According to the Ministry of Communications, external and internal traffic currently account for 60% and 40% of bandwidth respectively. The launch of the National Information Network is intended to see those proportions reverse. The launch of the National Information Network will mean Iranian users will be able to use a wider range of services hosted domestically, with the incentive over lower prices.
55% of Iranians Households Online
A survey conducted in the Iranian calendar year 1394 (ending March 19, 2016) has determined that 55% of Iranian households enjoy access to the Internet and that 57% of households have a computer. The survey on household access to the Internet and individuals’ use of ICT was the fourth so far in the country and covered a sample of 25,000 households.
Led by the the Information Technology Organization of Iran along with the Statistical Center of Iran, the survey examined 16 indicators recommended by the International Telecommunications Union (ITU).
The survey showed that 55.5% of Iranian households (13,479,815 households) had access to the Internet. The number of households with access to computers stood at 57.4% (13,938,943).
There remains clear room for growth in internet penetration. The rise in the ICT penetration rate among members of the public will promote ICT goods and services as well as public spending on ICT and thus help companies in this sector grow.
For instance, when Atiye Dade Pardaz, a company which runs SMS-based services and solutions, was listed on Tehran Stock Exchange, it drew significant investor interest. Over a 20-day period, its value rose by as much as 85%.
Iran's First Cloud Datacenter Inaugurated
Iran's first cloud data center was inaugurated earlier in August in a ceremony attended by the Minister of Communications and Information Technology, Mahmoud Vaezi.
The center, which belongs to a private company called Afranet, has space for 20,000 servers and has required around $11 million in investment. A cloud datacenter is an essential component for a national network, as experienced by a number of governments over the years. Afranet is seeking to dedicate a free server on the cloud service to digital entrepreneurs.
Government support for the launch of the datacenter amounted to $4.4 million, 60% of which was provided by the Innovation and Prosperity Fund; the remaining 40% was provided by the Ministry of Communications and the Electronic Support Fund. As many as 100 free cloud-based servers are to be dedicated to entrepreneurs selected by the Ministry of Communications for up to one year.
After the launch of the center, there were rumors that the servers of Telegram messaging network, the most popular app of its kind in Iran, were to be transferred to the country. Iranian officials have previously warned Telegram it had until the end of the year to transfer its servers to Iran or risk being blocked.
Presently, Iranians account for as much as 70% of Telegram’s users. Given that Iranian users do not trust apps with local servers, the number of Telegram users is projected to drop dramatically if it decides to transfer its servers to Iran using the newly-launched Iranian cloud datacenter.
Boosting Online Video
According to PCWorld, video file traffic has hit a record 70% of bandwidth in North America. However in Iran, internet watch much lower amounts of online video. Data limits on internet packages and expensive surcharges discourage consumption of digital video.
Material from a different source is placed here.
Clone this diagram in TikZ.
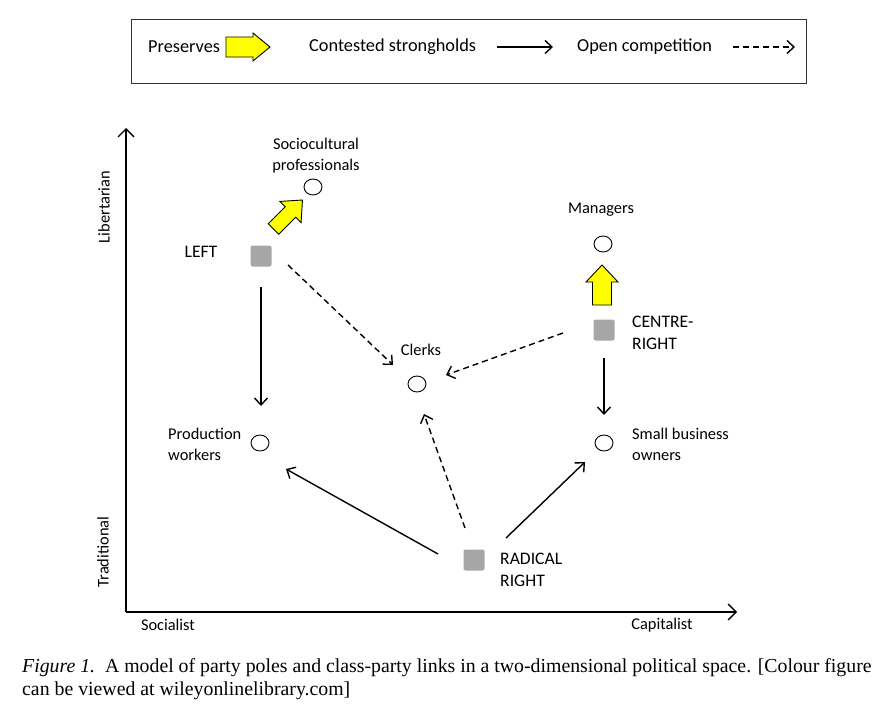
\documentclass[tikz,border=0pt]{standalone}
\usepackage{fontspec}
\setmainfont{Carlito}
\newfontfamily\capfont{Liberation Serif}
\usetikzlibrary{arrows.meta,shapes.geometric}
\definecolor{sqgray}{HTML}{A6A6A6}
\definecolor{yel}{HTML}{FFFF00}
\tikzset{
  classnode/.style={draw, ellipse, line width=0.9pt, minimum width=18pt, minimum height=16pt, inner sep=0pt},
  partynode/.style={fill=sqgray, rounded corners=2pt, minimum size=21pt, inner sep=0pt},
  lbl/.style={font=\fontsize{16.4}{21}\selectfont, inner sep=0pt},
  plbl/.style={font=\fontsize{17.6}{22}\selectfont, inner sep=0pt},
  leg/.style={font=\fontsize{18.3}{22}\selectfont, inner sep=0pt, anchor=west},
  strong/.style={line width=1.4pt, -{Straight Barb[length=7pt,width=13pt,line width=1.4pt]}},
  openc/.style={strong, dash pattern=on 6pt off 4pt},
  yarrowstyle/.style={draw=black, fill=yel, line width=0.9pt, line join=miter},
  axis/.style={line width=1.4pt, -{Straight Barb[length=8pt,width=16pt,line width=1.4pt]}}
}
\begin{document}
\begin{tikzpicture}[x=1pt,y=-1pt]
\useasboundingbox (0,0) rectangle (892,706);
% legend
\draw[line width=0.9pt, draw=black!80] (131,19) rectangle (806,83);
\node[leg] (lpres) at (148,47) {Preserves};
\begin{scope}[shift={(226,47)}]
\draw[yarrowstyle] (0,-10) -- (27,-10) -- (27,-14) -- (44,0) -- (27,14) -- (27,10) -- (0,10) -- cycle;
\end{scope}
\node[leg] (lcont) at (309,47) {Contested strongholds};
\coordinate (ls1) at (497,47); \coordinate (ls2) at (553,47);
\draw[strong] (ls1) -- (ls2);
\node[leg] (lopen) at (577,47) {Open competition};
\coordinate (ld1) at (733,47); \coordinate (ld2) at (795,47);
\draw[openc] (ld1) -- (ld2);
% axes
\coordinate (origin) at (126,612);
\coordinate (ytop) at (126,128);
\coordinate (xend) at (737,612);
\draw[axis] (origin) -- (ytop);
\draw[axis] (origin) -- (xend);
\node[lbl, rotate=90] (lib) at (104,207) {Libertarian};
\node[lbl, rotate=90] (trad) at (103,552) {Traditional};
\node[lbl] (soc) at (168,625) {Socialist};
\node[lbl] (cap) at (662,625) {Capitalist};
% class nodes
\node[classnode] (socio) at (313,187) {};
\node[lbl, align=center] (sociolbl) at (316,155.5) {Sociocultural\\professionals};
\node[classnode] (managers) at (603,244) {};
\node[lbl] (managerslbl) at (601,210) {Managers};
\node[classnode] (clerks) at (417,384) {};
\node[lbl] (clerkslbl) at (421,350) {Clerks};
\node[classnode] (prod) at (260,443) {};
\node[lbl, align=left, anchor=west] (prodlbl) at (168,444.5) {Production\\workers};
\node[classnode] (sbo) at (604,443) {};
\node[lbl, align=left, anchor=west] (sbolbl) at (632,444.5) {Small business\\owners};
% party nodes
\node[partynode] (left) at (261,256) {};
\node[plbl] (leftlbl) at (201,252) {LEFT};
\node[partynode] (cr) at (604,330) {};
\node[plbl, align=left, anchor=west] (crlbl) at (632,332.5) {CENTRE-\\RIGHT};
\node[partynode] (rr) at (474,560) {};
\node[plbl, align=left, anchor=west] (rrlbl) at (500,570) {RADICAL\\RIGHT};
% preserves arrows
\begin{scope}[shift={(273.5,229)}, rotate=45]
\draw[yarrowstyle] (0,-7.5) -- (24,-7.5) -- (24,-15) -- (41,0) -- (24,15) -- (24,7.5) -- (0,7.5) -- cycle;
\end{scope}
\begin{scope}[shift={(602,305)}, rotate=90]
\draw[yarrowstyle] (0,-9.5) -- (23,-9.5) -- (23,-16) -- (40,0) -- (23,16) -- (23,9.5) -- (0,9.5) -- cycle;
\end{scope}
% contested strongholds
\draw[strong] ([shift={(0,31)}]left.center) -- ([shift={(1,-37)}]prod.center);
\draw[strong] ([shift={(0,28)}]cr.center) -- ([shift={(0,-28)}]sbo.center);
\draw[strong] ([shift={(-36,-6)}]rr.center) -- ([shift={(26,26)}]prod.center);
\draw[strong] ([shift={(32,-22)}]rr.center) -- ([shift={(-19,19)}]sbo.center);
% open competition
\draw[openc] ([shift={(27,9)}]left.center) -- ([shift={(-24,-19)}]clerks.center);
\draw[openc] ([shift={(-41,3)}]cr.center) -- ([shift={(29,-9)}]clerks.center);
\draw[openc] ([shift={(-9,-32)}]rr.center) -- ([shift={(7,30)}]clerks.center);
% caption
\node[inner sep=0pt, anchor=west, align=left, font=\capfont\fontsize{19.8}{23}\selectfont] (caption) at (22,679)
 {\textit{Figure 1.}\ \ A model of party poles and class-party links in a two-dimensional political space. [Colour figure\\can be viewed at wileyonlinelibrary.com]};
\end{tikzpicture}
\end{document}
In order to change habits, three popular video-sharing websites—Aparat, Filimo, and Telewebion, have gone directly to three key internet hosts—AsiaTech, Rightel, and Shatel—to secure a 50% price reduction for the end user streaming video. Moreover, the Communications Regulatory Authority has said it plans to cut ADSL and mobile service prices in a bid to encourage users to watch more video online so that Iran can catch up with global averages.